A sullen, taciturn central character entails a dramatic hazard which Friel sidesteps entirely: he divides his hero in two--accompanying the "public" Gar on stage is another one, representing his inner voice, and apparent only to his counterpart and to the audience. Friel handles this gimmick with wit and versatility. The inner Gar expresses what the other cannot, in a sardonic running commentary on Gar's quiet interaction with the other characters. When the Gars are alone, the inner self serves both as conscience and provocateur.
So do Mark and Steven O'Donnell as the double Gar in the Leverett House production. The O'Donnell brothers look very much alike and work well together. Shared nuances of expression often reflect an undercurrent of feeling at difficult moments, as when the inner Gar expresses the emotions his alter ego is at pains to conceal.
The heart of the play is Gar's relationship to his father (his mother died, as one would predict, in childbirth). No warmth passes between the two, for which Gar is bitterly resentful and partly responsible, but their memories and dreams of a past, happier time surface again and again throughout the play and finally bring them to the edge of an understanding in a sleepless, early morning scene.
The inexpressive S.B. O'Donnell is played competently, but with perhaps too much reserve, by Timothy Cunningham--"just because he doesn't say much doesn't mean he hasn't feelings like the rest of us," says the warm, wise housekeeper.
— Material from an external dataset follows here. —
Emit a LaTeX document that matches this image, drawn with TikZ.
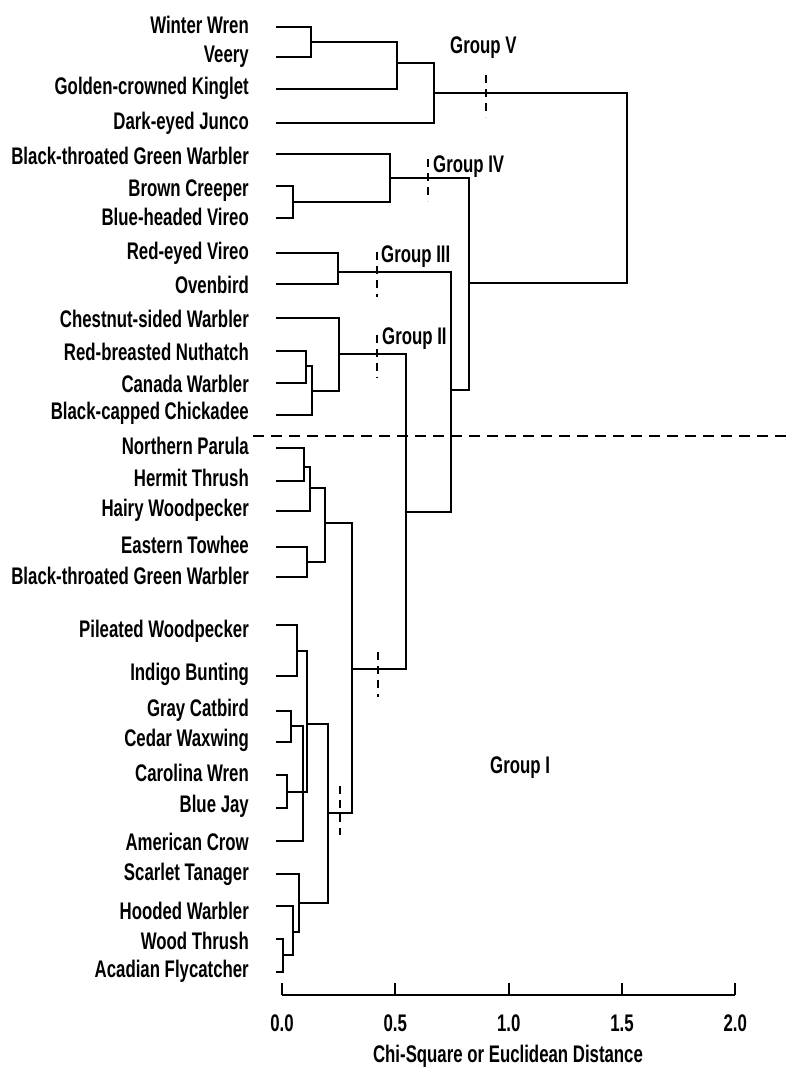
\documentclass[tikz,border=0pt]{standalone}
\usepackage{fontspec}
\setmainfont{Liberation Sans}[FakeStretch=0.70]
\begin{document}
\begin{tikzpicture}[x=1pt,y=-1pt,
  tree/.style={line width=1.8pt, line join=miter},
  leaf/.style={anchor=east, inner sep=0pt, font=\fontsize{24}{26}\selectfont\bfseries},
  grp/.style={anchor=west, inner sep=0pt, font=\fontsize{24}{26}\selectfont\bfseries},
  ticklab/.style={inner sep=0pt, font=\fontsize{24}{26}\selectfont\bfseries},
  cutline/.style={line width=1.6pt, dash pattern=on 11pt off 7pt},
  grpmark/.style={line width=1.6pt, dash pattern=on 8pt off 6pt}]
\useasboundingbox (0,0) rectangle (791,1076);

% leaves: index / text y / line y / text
\foreach \i/\ty/\ly/\txt in {
  1/25/27/Winter Wren,
  2/57/57/Veery,
  3/88/89/Golden-crowned Kinglet,
  4/123/123/Dark-eyed Junco,
  5/156/154/Black-throated Green Warbler,
  6/191/186/Brown Creeper,
  7/217/218/Blue-headed Vireo,
  8/253/253/Red-eyed Vireo,
  9/285/284/Ovenbird,
  10/319/318/Chestnut-sided Warbler,
  11/352/351/Red-breasted Nuthatch,
  12/384/383/Canada Warbler,
  13/413/415/Black-capped Chickadee,
  14/446/448/Northern Parula,
  15/478/481/Hermit Thrush,
  16/510/511/Hairy Woodpecker,
  17/545/547/Eastern Towhee,
  18/576/577/Black-throated Green Warbler,
  19/631/625/Pileated Woodpecker,
  20/674/676/Indigo Bunting,
  21/710/711/Gray Catbird,
  22/740/742/Cedar Waxwing,
  23/773/775/Carolina Wren,
  24/806/808/Blue Jay,
  25/842/841/American Crow,
  26/874/874/Scarlet Tanager,
  27/911/906/Hooded Warbler,
  28/941/939/Wood Thrush,
  29/971/972/Acadian Flycatcher}{
  \node[leaf] (t\i) at (249,\ty) {\txt};
  \coordinate (l\i) at (276,\ly);
}

% merge points
\coordinate (m1) at (311,42);
\coordinate (m2) at (397,63);
\coordinate (m3) at (434,93);
\coordinate (m4) at (293,202);
\coordinate (m5) at (390,178);
\coordinate (m6) at (338,272);
\coordinate (m7) at (306,366);
\coordinate (m8) at (312,391);
\coordinate (m9) at (339,354);
\coordinate (m10) at (304,467);
\coordinate (m11) at (310,488);
\coordinate (m12) at (307,562);
\coordinate (m13) at (325,523);
\coordinate (m14) at (297,651);
\coordinate (m15) at (291,726);
\coordinate (m16) at (287,792);
\coordinate (m17) at (307,724);
\coordinate (m18) at (303,783);
\coordinate (m19) at (283,955);
\coordinate (m20) at (293,932);
\coordinate (m21) at (299,903);
\coordinate (m22) at (328,813);
\coordinate (m23) at (352,669);
\coordinate (m24) at (406,512);
\coordinate (m25) at (451,390);
\coordinate (m26) at (469,283);
\coordinate (m27) at (627,188);

\draw[tree] (l1) -| (m1) |- (l2);
\draw[tree] (m1) -| (m2) |- (l3);
\draw[tree] (m2) -| (m3) |- (l4);
\draw[tree] (l6) -| (m4) |- (l7);
\draw[tree] (l5) -| (m5) |- (m4);
\draw[tree] (l8) -| (m6) |- (l9);
\draw[tree] (l11) -| (m7) |- (l12);
\draw[tree] (m7) -| (m8) |- (l13);
\draw[tree] (l10) -| (m9) |- (m8);
\draw[tree] (l14) -| (m10) |- (l15);
\draw[tree] (m10) -| (m11) |- (l16);
\draw[tree] (l17) -| (m12) |- (l18);
\draw[tree] (m11) -| (m13) |- (m12);
\draw[tree] (l19) -| (m14) |- (l20);
\draw[tree] (l21) -| (m15) |- (l22);
\draw[tree] (l23) -| (m16) |- (l24);
\draw[tree] (m14) -| (m17) |- (m16);
\draw[tree] (m15) -| (m18) |- (l25);
\draw[tree] (l28) -| (m19) |- (l29);
\draw[tree] (l27) -| (m20) |- (m19);
\draw[tree] (l26) -| (m21) |- (m20);
\draw[tree] (m17) -| (m22) |- (m21);
\draw[tree] (m13) -| (m23) |- (m22);
\draw[tree] (m9) -| (m24) |- (m23);
\draw[tree] (m6) -| (m25) |- (m24);
\draw[tree] (m5) -| (m26) |- (m25);
\draw[tree] (m3) -| (m27) |- (m26);

% horizontal cut line
\coordinate (c1) at (253,436);
\coordinate (c2) at (791,436);
\draw[cutline] (c1) -- (c2);

% group markers
\coordinate (gVa) at (486,75);   \coordinate (gVb) at (486,117);
\coordinate (gIVa) at (428,159); \coordinate (gIVb) at (428,201);
\coordinate (gIIIa) at (377,252); \coordinate (gIIIb) at (377,297);
\coordinate (gIIa) at (377,335); \coordinate (gIIb) at (377,378);
\coordinate (gIa) at (378,652); \coordinate (gIb) at (378,697);
\coordinate (gIc) at (340,786); \coordinate (gId) at (340,835);
\draw[grpmark] (gVa) -- (gVb);
\draw[grpmark] (gIVa) -- (gIVb);
\draw[grpmark] (gIIIa) -- (gIIIb);
\draw[grpmark] (gIIa) -- (gIIb);
\draw[grpmark] (gIa) -- (gIb);
\draw[grpmark] (gIc) -- (gId);

% group labels
\node[grp] (lV) at (450,48) {Group V};
\node[grp] (lIV) at (433,167) {Group IV};
\node[grp] (lIII) at (381,257) {Group III};
\node[grp] (lII) at (382,339) {Group II};
\node[grp] (lI) at (490,768) {Group I};

% axis
\coordinate (a0) at (282,995);
\coordinate (a1) at (395.3,995);
\coordinate (a2) at (508.7,995);
\coordinate (a3) at (622,995);
\coordinate (a4) at (735.3,995);
\coordinate (b0) at (282,983);
\coordinate (b1) at (395.3,983);
\coordinate (b2) at (508.7,983);
\coordinate (b3) at (622,983);
\coordinate (b4) at (735.3,983);
\draw[tree] (a0) -- (a4);
\foreach \k in {0,...,4} { \draw[tree] (a\k) -- (b\k); }
\node[ticklab] (x0) at (282,1023) {0.0};
\node[ticklab] (x1) at (395.3,1023) {0.5};
\node[ticklab] (x2) at (508.7,1023) {1.0};
\node[ticklab] (x3) at (622,1023) {1.5};
\node[ticklab] (x4) at (735.3,1023) {2.0};
\node[ticklab] (xt) at (508,1056) {Chi-Square or Euclidean Distance};
\end{tikzpicture}
\end{document}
The rest of the cast goes far toward filling out some rather stereotyped supporting roles. James Doherty provides a keenly poignant moment as the pathetic schoolmaster comes to say goodbye to his old pupil.
Jeff Melvoin's staging is imaginative and carefully judged. There are a few slips, such as the pointless added scenes of Gar awkwardly playing a tune on a recorder, but the careful pacing and the attention to detail is on a level above that of most theater at Harvard. So the decision to perform in the round stands out as particularly deplorable. With the audience on all four sides of the set it's impossible to avoid featuring the backs of too many heads for too long. A few fluid scenes benefit from the extra freedom of movement a lack of directional focus provides, but most of the time the audience is entirely shut out of one side or another of the drama. Not many student shows attend as sensitively as this one to gesture and detail--it's too bad that so much of it can't be seen.